Reading Valnir's Bane felt like watching one of your favorite childhood or teen movies on a day you had nothing better to do. I know we all had those films. I can't tell you how many times I watched Die Hard on an old VHS tape as a kid. I loved that film. Valnir's Bane is like that almost immediately: you like the characters, their interaction with each other, and their disdain for authority and rules. The 'heroes' (I use that term lightly because no one but the villains of the book would ever consider themselves heroes) are all very real. Well, let me stop myself, most of them feel real. For the most part, all of the characters are fleshed out as they attempt to fulfill their mission. At the beginning, it takes some time to figure out who everyone is. There are nine prisoners and a leader/guard.

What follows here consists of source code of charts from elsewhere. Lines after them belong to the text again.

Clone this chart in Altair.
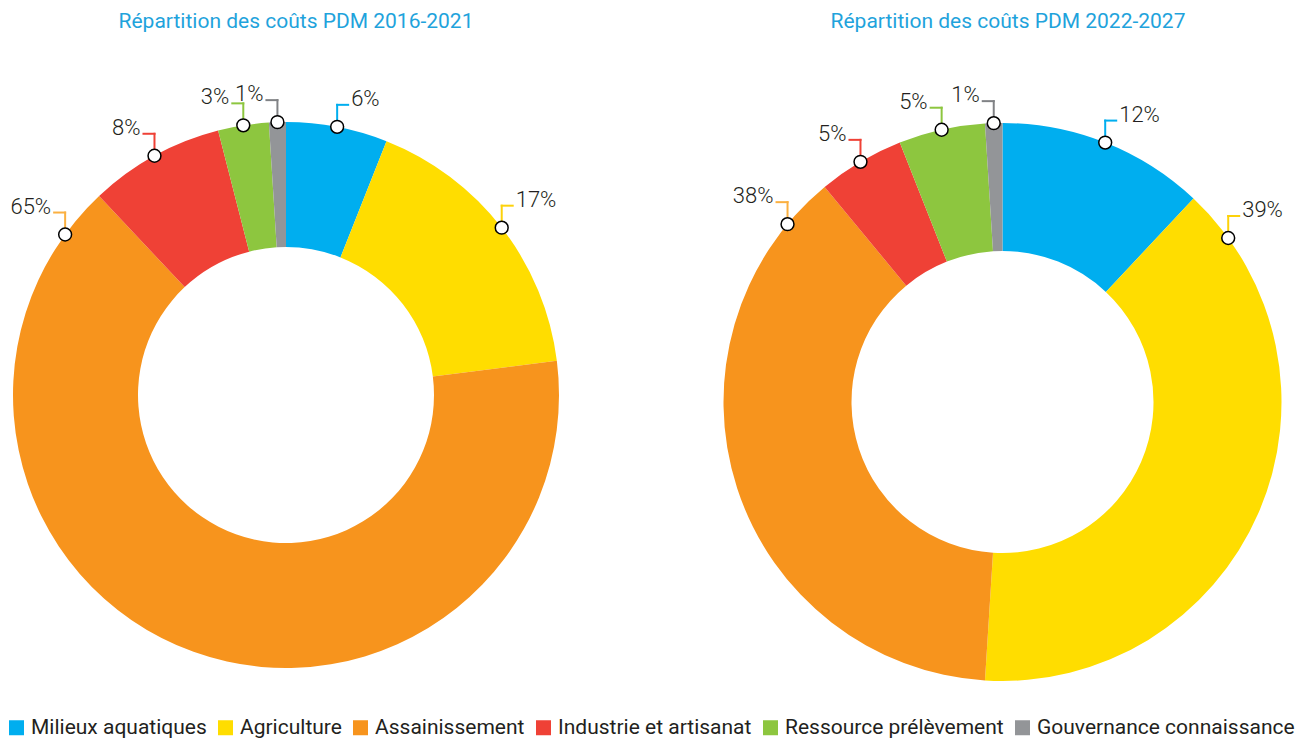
import math
import altair as alt
import pandas as pd

# ---- data ----
categories = ["Milieux aquatiques", "Agriculture", "Assainissement",
              "Industrie et artisanat", "Ressource prélèvement", "Gouvernance connaissance"]
values_2016 = [6, 17, 65, 8, 3, 1]
values_2022 = [12, 39, 38, 5, 5, 1]
titles = ["Répartition des coûts PDM 2016-2021", "Répartition des coûts PDM 2022-2027"]

# ---- style ----
palette = ["#00AEEF", "#FFDD00", "#F7941D", "#EF4136", "#8DC63F", "#939598"]
leader_palette = ["#00AEEF", "#FDD20A", "#FBB040", "#EF4136", "#8DC63F", "#808285"]
W, H = 1293, 730
FONT = "Roboto"
TEXT_COL = "#231F20"
TITLE_COL = "#1FA3DC"

xs = alt.Scale(domain=[0, W], range=[0, W])
ys = alt.Scale(domain=[0, H], range=[0, H])
cscale = alt.Scale(domain=categories, range=palette)
lscale = alt.Scale(domain=categories, range=leader_palette)
theta_scale = alt.Scale(domain=[0, 1], range=[0, 2 * math.pi])

legend = alt.Legend(
    title=None, orient="none", legendX=-2, legendY=709, direction="horizontal",
    symbolType="square", symbolSize=225, symbolStrokeWidth=0, symbolOpacity=1,
    labelFont=FONT, labelFontSize=21, labelColor=TEXT_COL, labelOffset=4,
    columnPadding=8, labelLimit=0, padding=0,
)
color = alt.Color("category:N", scale=cscale, legend=legend)
stroke = alt.Stroke("category:N", scale=lscale, legend=None)


def panel(values, title, cx, cy, r_out, r_in, tx_title):
    df = pd.DataFrame({"category": categories, "value": values,
                       "order": list(range(len(categories)))})
    base = (
        alt.Chart(df)
        .transform_window(cum="sum(value)", sort=[alt.SortField("order")], frame=[None, 0])
        .transform_joinaggregate(total="sum(value)")
        .transform_calculate(t0="(datum.cum - datum.value) / datum.total")
        .transform_calculate(t1="datum.cum / datum.total")
        .transform_calculate(mid="(datum.t0 + datum.t1) / 2")
        .transform_calculate(
            anchor="datum.mid > 0.25 && datum.mid < 0.75 ? "
                   "((1 - datum.t1) < datum.t0 ? datum.t1 - 0.03 : datum.t0 + 0.03) : datum.mid")
        .transform_calculate(px=f"{cx} + {r_out} * sin(2 * PI * datum.anchor)")
        .transform_calculate(py=f"{cy} - {r_out} * cos(2 * PI * datum.anchor)")
        .transform_calculate(ly="datum.py - 22")
        .transform_calculate(side="datum.anchor < 0.5 ? 1 : -1")
        .transform_calculate(lx2="datum.px + 11 * datum.side")
        .transform_calculate(tx="datum.px + 14 * datum.side")
        .transform_calculate(tyb="datum.ly + 1")
        .transform_calculate(label="datum.value + '%'")
    )
    arc = base.mark_arc(radius=r_out, radius2=r_in).encode(
        theta=alt.Theta("t0:Q", scale=theta_scale, stack=None),
        theta2="t1:Q",
        x=alt.value(cx), y=alt.value(cy),
        color=color,
    )
    vline = base.mark_rule(strokeWidth=2, strokeCap="square").encode(
        x=alt.X("px:Q", scale=xs, axis=None),
        y=alt.Y("py:Q", scale=ys, axis=None),
        y2="ly:Q",
        stroke=stroke,
    )
    hline = base.mark_rule(strokeWidth=2, strokeCap="square").encode(
        x=alt.X("px:Q", scale=xs, axis=None),
        x2="lx2:Q",
        y=alt.Y("ly:Q", scale=ys, axis=None),
        stroke=stroke,
    )
    dot = base.mark_point(shape="circle", filled=True, fill="white", stroke="black",
                          strokeWidth=1.5, size=165, opacity=1).encode(
        x=alt.X("px:Q", scale=xs, axis=None),
        y=alt.Y("py:Q", scale=ys, axis=None),
    )
    txt_r = base.transform_filter("datum.side > 0").mark_text(
        align="left", baseline="alphabetic", font=FONT, fontSize=22, fontWeight=300,
        color=TEXT_COL).encode(
        x=alt.X("tx:Q", scale=xs, axis=None),
        y=alt.Y("tyb:Q", scale=ys, axis=None),
        text="label:N",
    )
    txt_l = base.transform_filter("datum.side < 0").mark_text(
        align="right", baseline="alphabetic", font=FONT, fontSize=22, fontWeight=300,
        color=TEXT_COL).encode(
        x=alt.X("tx:Q", scale=xs, axis=None),
        y=alt.Y("tyb:Q", scale=ys, axis=None),
        text="label:N",
    )
    ttl = alt.Chart(pd.DataFrame({"t": [title]})).mark_text(
        align="center", baseline="alphabetic", font=FONT, fontSize=21,
        color=TITLE_COL).encode(
        x=alt.value(tx_title), y=alt.value(20), text="t:N")
    return [arc, vline, hline, dot, txt_r, txt_l, ttl]


layers = panel(values_2016, titles[0], 278, 387, 273, 148, 288) + \
         panel(values_2022, titles[1], 994.5, 394, 279, 151, 1000)

chart = alt.layer(*layers).properties(
    width=W, height=H, padding=0,
    autosize=alt.AutoSizeParams(type="fit", contains="padding"),
).configure_view(stroke=None)

chart.save("out.html", embed_options={"renderer": "svg", "actions": False})
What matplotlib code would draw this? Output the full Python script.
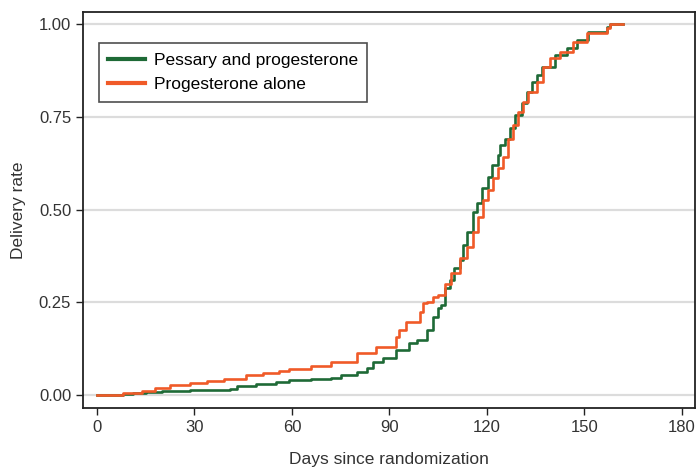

Out of the 10, only five make it to the end. Reiner Hetzau, a pistolier, is the primary character and closest thing to a true hero. I say closest because for the first half of the book he's only concerned with protecting his own hide and using the others as bodyguards. He's also a gambler, womanizer and disgraced noble.

Now, I wouldn't consider these characters anti-heroes in today's sense of the word. In today's fantasy fiction with the sub-genre of dark and grim fantasy that's out there, you would expect these guys to be much much worse than they are to be labeled anti-heroes. I'm more apt to call the Blackheart group reluctant heroes. I actually prefer a reluctant hero over an anti-hero because I feel good about rooting for someone even if they try to deny the good inside themselves.

The pacing of the book is perfect for its length. It has an episodic feel as one trial after another hurtles the group toward the climax, where fighting against every opportunity to be heroic until they realize if they don't save the world, no one else will. Long has a talent for putting his characters through hell. I kept thinking that sooner or later these guys have to catch a break, but for the most part they never do. Still, you're kind of glad they don't because they come up with some entertaining ways out of those messes.

For being a book in a shared world, I didn't feel like I was missing anything. Long provided enough information to get a feel for the world and the different warring factions. And, for a book this size, Long did a great job spending time with the characters that mattered.

Valnir's Bane is a comfort book, immensely satisfying, with a quick pace. After reading the first book in the trilogy, I look forward to reading the other two books to spend some more quality time with heroes I could relate to. There are a few minor moments of descriptive violence and implied sexual abuse off camera, to borrow a film term, and little if any bad language, for these reasons I have no problem recommending this book to teens or adults. This is definitely a book to borrow from a friend or the library. I personally will be keeping my copy for future reads, but due to the fact you have to hunt for the book, maybe wait to read it before grabbing your own copy.